Above all, my artistic peers are probably my greatest
influence. I love being surrounded by interesting and passionate people who
want to create beautiful and insightful art and music. The Toronto art scene is
fantadtic because there are so many artists working with ideas of hybridity and
digitalism, collage and multi-media explorations. I feel very privaledged
to be in the community I am in.
q) Describe your process for creating new work.
a)My process has always been a variation of collaging
and drawing/painting. Lately I have been working digitally and using
images I have found in old magazines and from youtube, I collage these images
together on the computer, and manipulate colour hues and paint with the image
using various distortion tools. I enjoy this process because it feels
like the image is always in a liquid state, and can constantly be
manipulated. After the work is printed I like to use my hands to draw or
paint into it, it gives the work a human quality the computer cannot reproduce.
q) What advice do you have for artists looking to show
their work?
a)Easiest thing to do is start a blog, it allows you
to show your work freely and keep people up to date with what you are
doing. Also, find other artists whome you feel you relate to or
compliment your work and start group shows in your area. Attend as many
art openings as possible, look at what these galleries are interested in and
see where your art fits in relationship to theirs. Make connections and
stay public.
q) What are you really excited about right now?
a)I have just finished my thesis year at OCAD University ,
so I am most excited about showing the work I have made over the past
year. But I am also really excited about creating new work,
influenced by what I have learned from my thesis. Amongst all this I want
to show my work as much as possible over the coming summer, and invest in the
artistic community outside of school.
q) What do you love most about where you live?
a)Toronto
is a multi-cultural hub, and it shows greatly in the artistic community.

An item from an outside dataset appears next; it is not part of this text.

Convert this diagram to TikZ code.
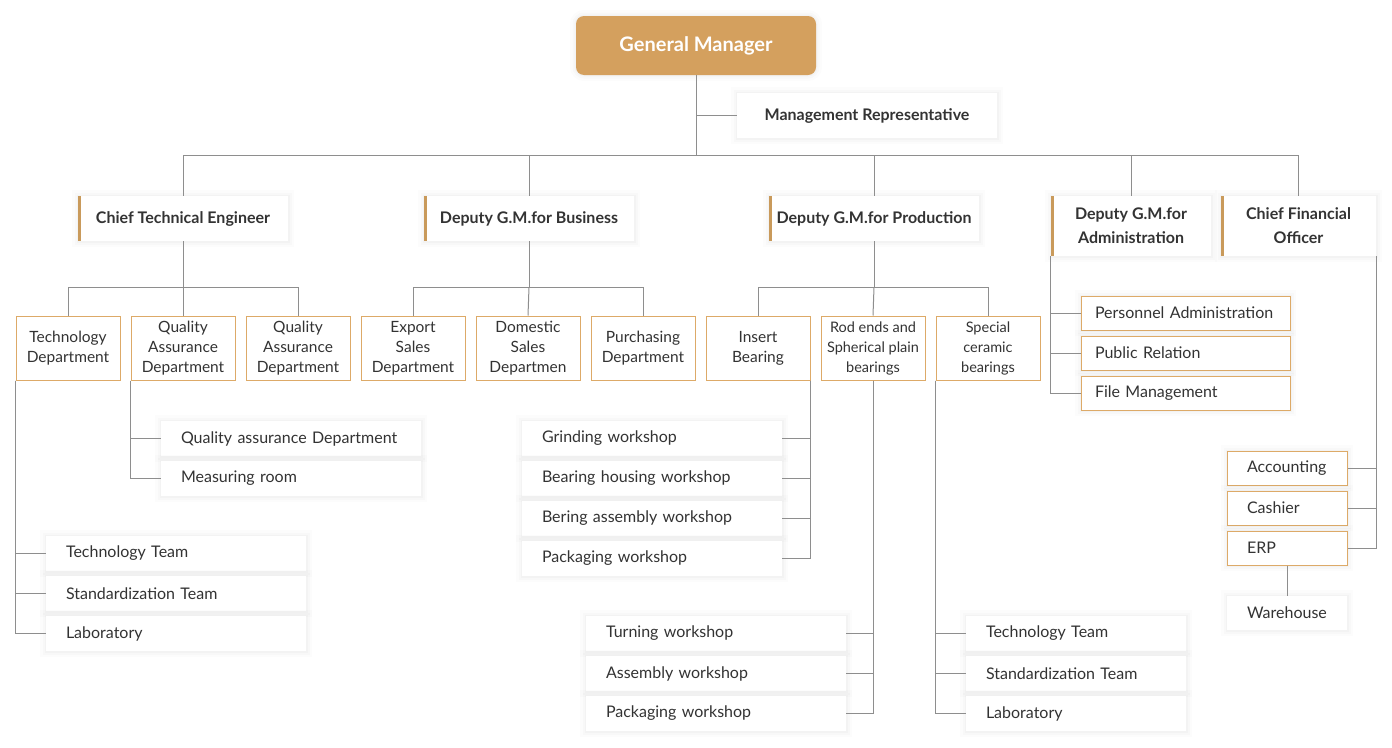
\documentclass[tikz,border=0pt]{standalone}
\usepackage{fontspec}
\setmainfont{Lato}
\definecolor{bossgold}{HTML}{D4A05E}
\definecolor{bargold}{HTML}{C99A5B}
\definecolor{unitgold}{HTML}{DDAA68}
\definecolor{linegray}{HTML}{8E8E8E}
\definecolor{ink}{HTML}{333333}
\tikzset{
  link/.style={draw=linegray, line width=1pt},
  softshadow/.style={preaction={draw=black, draw opacity=0.012, line width=12pt},
    preaction={draw=black, draw opacity=0.015, line width=7pt},
    preaction={draw=black, draw opacity=0.018, line width=3pt}},
  boss/.style={fill=bossgold, rounded corners=8pt, text=white, minimum width=240pt, minimum height=59pt,
    softshadow, font=\bfseries\fontsize{20}{22}\selectfont},
  head/.style={fill=white, softshadow, text=ink, align=center, inner sep=0pt, minimum height=45pt,
    font=\bfseries\fontsize{16}{24}\selectfont,
    path picture={\fill[bargold] (path picture bounding box.north west) rectangle ([xshift=3pt]path picture bounding box.south west);}},
  dept/.style={draw=unitgold, line width=1pt, fill=white, text=ink, align=center, inner sep=0pt,
    minimum width=104pt, minimum height=64pt, font=\fontsize{15.5}{20}\selectfont},
  task/.style={fill=white, softshadow, text=ink, align=left, inner xsep=20pt, inner ysep=0pt,
    minimum height=35pt, text width=220pt, font=\fontsize{16}{20}\selectfont},
  taskb/.style={task, draw=unitgold, line width=1pt},
}
\begin{document}
\begin{tikzpicture}[x=1pt,y=-1pt]
\useasboundingbox (0,0) rectangle (1392,747);
\fill[white] (0,0) rectangle (1392,747);

% Top
\node[boss] (gm) at (696,45.5) {General Manager};
\node[head, minimum width=260pt, path picture={}] (mrep) at (867,115.5) {Management Representative};
\coordinate (bus) at (696,155);

% Second level
\node[head, minimum width=210pt] (cte) at (183,218.5) {Chief Technical Engineer};
\node[head, minimum width=210pt] (biz) at (529,218.5) {Deputy G.M.for Business};
\node[head, minimum width=210pt] (prod) at (874,218.5) {Deputy G.M.for Production};
\node[head, minimum width=160pt, minimum height=60pt] (adm) at (1131,226) {Deputy G.M.for\\Administration};
\node[head, minimum width=155pt, minimum height=60pt] (cfo) at (1298.5,226) {Chief Financial\\Officer};

\draw[link] (gm.south) |- (mrep.west);
\foreach \n in {cte,biz,prod,adm,cfo}
  \draw[link] (gm.south) -- (bus) -| (\n.north);

% Departments
\node[dept] (tech) at (68,348) {Technology\\Department};
\node[dept] (qa1) at (183,348) {Quality\\Assurance\\Department};
\node[dept] (qa2) at (298,348) {Quality\\Assurance\\Department};
\node[dept] (export) at (413,348) {Export\\Sales\\Department};
\node[dept] (domestic) at (528,348) {Domestic\\Sales\\Departmen};
\node[dept] (purch) at (643,348) {Purchasing\\Department};
\node[dept] (insert) at (758,348) {Insert\\Bearing};
\node[dept, font=\fontsize{14.5}{20}\selectfont] (rod) at (873,348) {Rod ends and\\Spherical plain\\bearings};
\node[dept, font=\fontsize{14.5}{20}\selectfont] (special) at (988,348) {Special\\ceramic\\bearings};

\foreach \p/\a/\b/\c in {cte/tech/qa1/qa2, biz/export/domestic/purch, prod/insert/rod/special} {
  \draw[link] (\p.south) -- ++(0,46) coordinate (\p-fork);
  \draw[link] (\a.north) |- (\p-fork) -| (\c.north);
  \draw[link] (\p-fork) -- (\b.north);
}

% Quality assurance
\node[task] (qad) at (291,438.5) {Quality assurance Department};
\node[task] (meas) at (291,478.5) {Measuring room};
\foreach \n in {qad,meas}
  \draw[link] (qa1.south west) |- (\n.west);

% Technology department
\node[task] (tteam) at (176,553.5) {Technology Team};
\node[task] (steam) at (176,593.5) {Standardization Team};
\node[task] (lab) at (176,633.5) {Laboratory};
\foreach \n in {tteam,steam,lab}
  \draw[link] (tech.south west) |- (\n.west);

% Insert bearing
\node[task] (grind) at (652,438.5) {Grinding workshop};
\node[task] (housing) at (652,478.5) {Bearing housing workshop};
\node[task] (bering) at (652,518.5) {Bering assembly workshop};
\node[task] (pack) at (652,558.5) {Packaging workshop};
\foreach \n in {grind,housing,bering,pack}
  \draw[link] (insert.south east) |- (\n.east);

% Rod ends
\node[task] (turn) at (716,633.5) {Turning workshop};
\node[task] (assy) at (716,673.5) {Assembly workshop};
\node[task] (packb) at (716,713.5) {Packaging workshop};
\foreach \n in {turn,assy,packb}
  \draw[link] (rod.south) |- (\n.east);

% Special ceramic
\node[task, text width=180pt] (tteamb) at (1076,633.5) {Technology Team};
\node[task, text width=180pt] (steamb) at (1076,673.5) {Standardization Team};
\node[task, text width=180pt] (labb) at (1076,713.5) {Laboratory};
\foreach \n in {tteamb,steamb,labb}
  \draw[link] (special.south west) |- (\n.west);

% Administration
\node[taskb, inner xsep=14pt, text width=181pt, minimum height=34pt] (pers) at (1185.5,313) {Personnel Administration};
\node[taskb, inner xsep=14pt, text width=181pt, minimum height=34pt] (pr) at (1185.5,353) {Public Relation};
\node[taskb, inner xsep=14pt, text width=181pt, minimum height=34pt] (file) at (1185.5,393) {File Management};
\foreach \n in {pers,pr,file}
  \draw[link] (adm.south west) |- (\n.west);

% Finance
\node[taskb, text width=80pt, minimum height=34pt] (acct) at (1287,468) {Accounting};
\node[taskb, text width=80pt, minimum height=34pt] (cash) at (1287,508) {Cashier};
\node[taskb, text width=80pt, minimum height=34pt] (erp) at (1287,548) {ERP};
\foreach \n in {acct,cash,erp}
  \draw[link] (cfo.south east) |- (\n.east);
\node[task, text width=80pt, minimum height=34pt] (ware) at (1287,613) {Warehouse};
\draw[link] (erp) -- (ware);
\end{tikzpicture}
\end{document}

There are so many people making great, thought provoking work, that you would
not see together in any other part of the world. There are also amazing
digital experimentations happening at the moment. People are excited
about using the digital technology and referencing gaming and Internet culture,
as well as exploring the past. Toronto art seems very much to be in a state of
hybridity, anything goes, and that is what makes it so interesting.
q) Best way to spend a day off?
a)Catching up on some sleep!
q) Upcoming shows/ projects?
a)I will be in the OCAD University
Graduation Exhibition on May 3rd to 6th; it will be amazing
to see all of our hard work in one place. Other than that I am working on
being involved in various group shows with my peers over the summer.
q) Where can people see more of your work on the
internet?
a)I update my blog frequently, amandabaron.blogspot.ca,
also on facebook my art page is Amanda e. Baron. But I also like to use
the Saatchi Online gallery.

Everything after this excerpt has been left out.